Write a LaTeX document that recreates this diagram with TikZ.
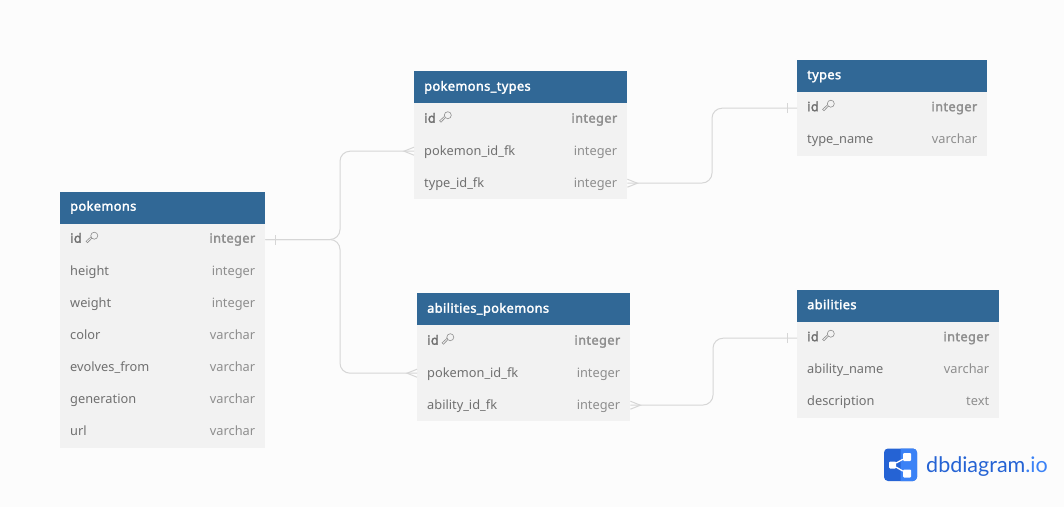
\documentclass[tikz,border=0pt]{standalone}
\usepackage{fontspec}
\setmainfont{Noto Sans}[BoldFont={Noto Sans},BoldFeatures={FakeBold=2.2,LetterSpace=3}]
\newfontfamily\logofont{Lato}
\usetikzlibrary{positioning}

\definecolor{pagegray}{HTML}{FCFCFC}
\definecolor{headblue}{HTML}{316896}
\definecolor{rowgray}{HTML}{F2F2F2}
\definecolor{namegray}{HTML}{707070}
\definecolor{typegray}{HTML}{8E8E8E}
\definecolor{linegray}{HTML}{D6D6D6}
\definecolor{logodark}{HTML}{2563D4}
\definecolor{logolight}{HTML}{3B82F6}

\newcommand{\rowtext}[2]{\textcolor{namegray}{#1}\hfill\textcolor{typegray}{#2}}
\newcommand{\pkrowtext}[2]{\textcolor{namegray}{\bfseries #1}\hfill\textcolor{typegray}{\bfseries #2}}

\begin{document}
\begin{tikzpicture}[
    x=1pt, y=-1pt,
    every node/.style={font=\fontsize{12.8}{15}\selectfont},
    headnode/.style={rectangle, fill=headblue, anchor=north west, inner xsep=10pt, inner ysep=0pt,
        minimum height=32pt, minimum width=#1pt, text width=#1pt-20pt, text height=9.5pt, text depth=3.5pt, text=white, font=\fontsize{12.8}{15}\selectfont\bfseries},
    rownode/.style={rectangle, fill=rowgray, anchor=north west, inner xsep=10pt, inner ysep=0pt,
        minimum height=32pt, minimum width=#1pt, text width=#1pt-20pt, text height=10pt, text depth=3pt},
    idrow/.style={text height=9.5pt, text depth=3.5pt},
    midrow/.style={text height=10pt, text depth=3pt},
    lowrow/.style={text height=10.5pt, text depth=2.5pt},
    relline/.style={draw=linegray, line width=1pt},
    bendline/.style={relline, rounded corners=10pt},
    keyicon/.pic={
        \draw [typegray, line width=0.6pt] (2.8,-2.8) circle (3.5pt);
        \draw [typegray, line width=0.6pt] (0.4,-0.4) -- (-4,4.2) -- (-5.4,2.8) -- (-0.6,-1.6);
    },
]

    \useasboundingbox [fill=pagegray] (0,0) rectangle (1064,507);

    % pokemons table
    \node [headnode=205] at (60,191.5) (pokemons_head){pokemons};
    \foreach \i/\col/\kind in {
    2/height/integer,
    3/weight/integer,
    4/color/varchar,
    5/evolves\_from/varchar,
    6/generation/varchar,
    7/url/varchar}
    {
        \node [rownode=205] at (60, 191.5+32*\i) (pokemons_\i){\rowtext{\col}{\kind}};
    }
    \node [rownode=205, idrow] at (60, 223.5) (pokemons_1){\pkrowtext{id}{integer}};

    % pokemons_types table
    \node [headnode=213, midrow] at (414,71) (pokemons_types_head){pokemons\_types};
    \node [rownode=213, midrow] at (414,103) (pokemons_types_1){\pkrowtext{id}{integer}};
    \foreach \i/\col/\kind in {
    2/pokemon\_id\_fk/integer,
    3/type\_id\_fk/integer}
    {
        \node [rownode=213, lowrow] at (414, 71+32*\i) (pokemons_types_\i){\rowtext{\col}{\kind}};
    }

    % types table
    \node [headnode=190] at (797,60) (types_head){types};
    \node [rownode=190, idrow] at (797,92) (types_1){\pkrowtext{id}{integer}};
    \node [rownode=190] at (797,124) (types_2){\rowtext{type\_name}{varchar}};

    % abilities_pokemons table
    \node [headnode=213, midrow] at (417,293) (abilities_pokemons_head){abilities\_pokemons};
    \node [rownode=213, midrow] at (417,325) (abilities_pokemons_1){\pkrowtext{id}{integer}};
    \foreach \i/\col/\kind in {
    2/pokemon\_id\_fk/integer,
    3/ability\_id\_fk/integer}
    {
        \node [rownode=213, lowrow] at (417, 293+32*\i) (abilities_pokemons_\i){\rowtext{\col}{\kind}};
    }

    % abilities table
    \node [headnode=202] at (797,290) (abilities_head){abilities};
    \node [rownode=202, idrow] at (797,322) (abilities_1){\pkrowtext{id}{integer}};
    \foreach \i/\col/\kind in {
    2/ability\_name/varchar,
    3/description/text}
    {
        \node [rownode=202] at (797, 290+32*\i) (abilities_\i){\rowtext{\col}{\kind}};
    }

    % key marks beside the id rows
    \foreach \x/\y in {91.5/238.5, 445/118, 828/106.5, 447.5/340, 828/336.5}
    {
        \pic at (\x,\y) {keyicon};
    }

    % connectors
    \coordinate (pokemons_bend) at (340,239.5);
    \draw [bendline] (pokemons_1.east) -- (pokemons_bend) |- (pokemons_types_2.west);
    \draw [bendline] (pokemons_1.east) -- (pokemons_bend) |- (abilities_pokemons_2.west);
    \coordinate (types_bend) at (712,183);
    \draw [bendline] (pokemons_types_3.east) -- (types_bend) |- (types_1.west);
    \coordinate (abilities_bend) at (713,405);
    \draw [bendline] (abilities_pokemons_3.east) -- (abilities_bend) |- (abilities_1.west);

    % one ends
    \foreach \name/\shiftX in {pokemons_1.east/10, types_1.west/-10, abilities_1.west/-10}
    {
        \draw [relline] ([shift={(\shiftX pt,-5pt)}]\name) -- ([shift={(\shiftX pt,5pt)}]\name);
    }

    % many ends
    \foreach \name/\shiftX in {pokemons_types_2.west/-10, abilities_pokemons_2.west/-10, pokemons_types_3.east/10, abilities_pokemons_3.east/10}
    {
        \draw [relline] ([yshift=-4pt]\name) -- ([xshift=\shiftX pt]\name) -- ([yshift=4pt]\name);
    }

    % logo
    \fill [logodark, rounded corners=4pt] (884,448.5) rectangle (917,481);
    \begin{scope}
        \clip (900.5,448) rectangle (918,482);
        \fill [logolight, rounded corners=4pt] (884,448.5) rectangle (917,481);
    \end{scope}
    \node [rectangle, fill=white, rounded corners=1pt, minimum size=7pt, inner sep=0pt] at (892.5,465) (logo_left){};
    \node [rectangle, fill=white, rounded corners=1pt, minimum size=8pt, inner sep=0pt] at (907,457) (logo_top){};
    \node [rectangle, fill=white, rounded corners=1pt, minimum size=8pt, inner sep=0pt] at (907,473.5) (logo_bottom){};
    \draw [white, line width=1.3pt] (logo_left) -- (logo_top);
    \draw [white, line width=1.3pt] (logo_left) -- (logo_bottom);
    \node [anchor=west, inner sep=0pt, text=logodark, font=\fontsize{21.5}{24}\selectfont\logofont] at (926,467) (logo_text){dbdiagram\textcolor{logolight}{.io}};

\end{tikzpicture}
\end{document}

---

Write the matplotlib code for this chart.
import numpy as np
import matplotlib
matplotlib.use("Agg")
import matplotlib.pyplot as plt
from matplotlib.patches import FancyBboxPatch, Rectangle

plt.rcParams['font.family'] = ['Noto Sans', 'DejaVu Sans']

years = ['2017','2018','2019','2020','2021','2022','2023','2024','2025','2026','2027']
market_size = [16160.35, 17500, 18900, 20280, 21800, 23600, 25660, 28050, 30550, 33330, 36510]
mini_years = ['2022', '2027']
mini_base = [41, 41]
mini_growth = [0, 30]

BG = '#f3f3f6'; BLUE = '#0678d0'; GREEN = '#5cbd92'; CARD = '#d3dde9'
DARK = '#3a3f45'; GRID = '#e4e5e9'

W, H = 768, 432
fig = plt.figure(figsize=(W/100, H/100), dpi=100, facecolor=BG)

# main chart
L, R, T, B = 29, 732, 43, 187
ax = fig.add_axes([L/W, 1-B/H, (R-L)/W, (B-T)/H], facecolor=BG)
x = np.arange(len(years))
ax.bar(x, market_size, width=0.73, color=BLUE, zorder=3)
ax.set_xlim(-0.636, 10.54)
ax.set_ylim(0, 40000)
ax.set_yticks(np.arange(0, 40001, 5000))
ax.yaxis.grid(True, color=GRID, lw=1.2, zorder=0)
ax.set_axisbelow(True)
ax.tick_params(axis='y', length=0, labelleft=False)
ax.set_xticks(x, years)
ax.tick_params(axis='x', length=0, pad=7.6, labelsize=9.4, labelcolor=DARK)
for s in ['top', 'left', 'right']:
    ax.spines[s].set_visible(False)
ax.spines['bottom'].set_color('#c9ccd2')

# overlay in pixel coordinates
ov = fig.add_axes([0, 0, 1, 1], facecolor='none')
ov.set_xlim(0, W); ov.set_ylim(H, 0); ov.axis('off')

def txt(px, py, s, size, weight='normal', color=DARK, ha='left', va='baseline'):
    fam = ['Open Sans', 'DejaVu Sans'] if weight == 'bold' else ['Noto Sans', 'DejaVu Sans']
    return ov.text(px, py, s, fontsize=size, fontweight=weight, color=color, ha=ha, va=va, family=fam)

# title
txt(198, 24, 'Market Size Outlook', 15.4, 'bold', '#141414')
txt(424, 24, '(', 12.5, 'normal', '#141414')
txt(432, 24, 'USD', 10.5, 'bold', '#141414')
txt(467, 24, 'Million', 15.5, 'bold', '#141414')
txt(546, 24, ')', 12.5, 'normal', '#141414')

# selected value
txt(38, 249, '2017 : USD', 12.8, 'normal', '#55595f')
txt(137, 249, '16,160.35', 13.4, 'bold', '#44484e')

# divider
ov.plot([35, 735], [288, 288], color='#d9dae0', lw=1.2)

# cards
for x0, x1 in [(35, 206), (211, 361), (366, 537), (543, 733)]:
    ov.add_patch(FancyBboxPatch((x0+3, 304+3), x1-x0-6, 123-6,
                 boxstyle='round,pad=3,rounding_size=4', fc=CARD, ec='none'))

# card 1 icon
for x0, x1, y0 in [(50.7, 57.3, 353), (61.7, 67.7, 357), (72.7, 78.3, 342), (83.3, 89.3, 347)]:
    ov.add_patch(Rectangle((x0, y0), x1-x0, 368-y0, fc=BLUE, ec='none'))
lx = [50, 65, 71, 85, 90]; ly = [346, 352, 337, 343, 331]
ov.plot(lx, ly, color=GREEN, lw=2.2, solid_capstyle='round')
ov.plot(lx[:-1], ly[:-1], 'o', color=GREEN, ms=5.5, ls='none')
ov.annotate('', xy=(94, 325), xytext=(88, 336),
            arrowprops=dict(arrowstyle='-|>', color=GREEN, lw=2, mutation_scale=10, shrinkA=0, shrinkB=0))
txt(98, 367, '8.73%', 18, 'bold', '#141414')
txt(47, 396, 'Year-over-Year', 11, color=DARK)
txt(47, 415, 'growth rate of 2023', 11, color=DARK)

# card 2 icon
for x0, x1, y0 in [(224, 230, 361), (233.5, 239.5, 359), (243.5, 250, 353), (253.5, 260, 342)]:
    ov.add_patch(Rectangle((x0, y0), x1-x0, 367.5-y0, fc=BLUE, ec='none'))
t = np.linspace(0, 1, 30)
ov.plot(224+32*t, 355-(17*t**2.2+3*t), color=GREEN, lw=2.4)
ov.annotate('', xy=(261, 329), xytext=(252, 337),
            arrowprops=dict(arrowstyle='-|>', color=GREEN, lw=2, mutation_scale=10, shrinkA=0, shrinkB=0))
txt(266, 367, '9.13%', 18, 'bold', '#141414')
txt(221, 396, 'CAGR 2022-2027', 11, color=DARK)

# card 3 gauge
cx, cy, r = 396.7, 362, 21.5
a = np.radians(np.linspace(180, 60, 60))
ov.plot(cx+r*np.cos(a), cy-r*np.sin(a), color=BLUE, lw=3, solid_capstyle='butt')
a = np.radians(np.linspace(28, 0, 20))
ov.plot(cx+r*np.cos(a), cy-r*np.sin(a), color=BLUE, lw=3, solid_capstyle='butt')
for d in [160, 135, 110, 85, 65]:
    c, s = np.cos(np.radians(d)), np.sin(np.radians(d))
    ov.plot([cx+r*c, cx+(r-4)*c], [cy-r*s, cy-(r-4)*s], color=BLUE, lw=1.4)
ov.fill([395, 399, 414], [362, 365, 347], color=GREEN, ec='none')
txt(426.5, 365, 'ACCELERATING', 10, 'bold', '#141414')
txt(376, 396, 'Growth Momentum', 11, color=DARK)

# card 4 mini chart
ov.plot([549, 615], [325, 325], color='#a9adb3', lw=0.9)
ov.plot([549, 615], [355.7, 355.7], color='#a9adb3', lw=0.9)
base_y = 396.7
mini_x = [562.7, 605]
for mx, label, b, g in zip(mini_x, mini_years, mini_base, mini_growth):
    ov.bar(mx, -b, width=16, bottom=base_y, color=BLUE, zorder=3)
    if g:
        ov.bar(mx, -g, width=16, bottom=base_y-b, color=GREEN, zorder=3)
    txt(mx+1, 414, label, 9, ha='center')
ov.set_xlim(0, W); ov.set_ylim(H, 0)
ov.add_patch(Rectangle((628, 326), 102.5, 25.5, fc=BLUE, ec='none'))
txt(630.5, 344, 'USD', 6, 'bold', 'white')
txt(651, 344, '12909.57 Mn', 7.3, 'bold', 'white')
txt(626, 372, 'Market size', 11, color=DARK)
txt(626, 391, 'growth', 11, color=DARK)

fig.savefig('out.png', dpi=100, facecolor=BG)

DIRECTIVE — Write out each line of the data that holds the string "this".

WRITTEN ANSWER —
Write a LaTeX document that recreates this diagram with TikZ.
Write the matplotlib code for this chart.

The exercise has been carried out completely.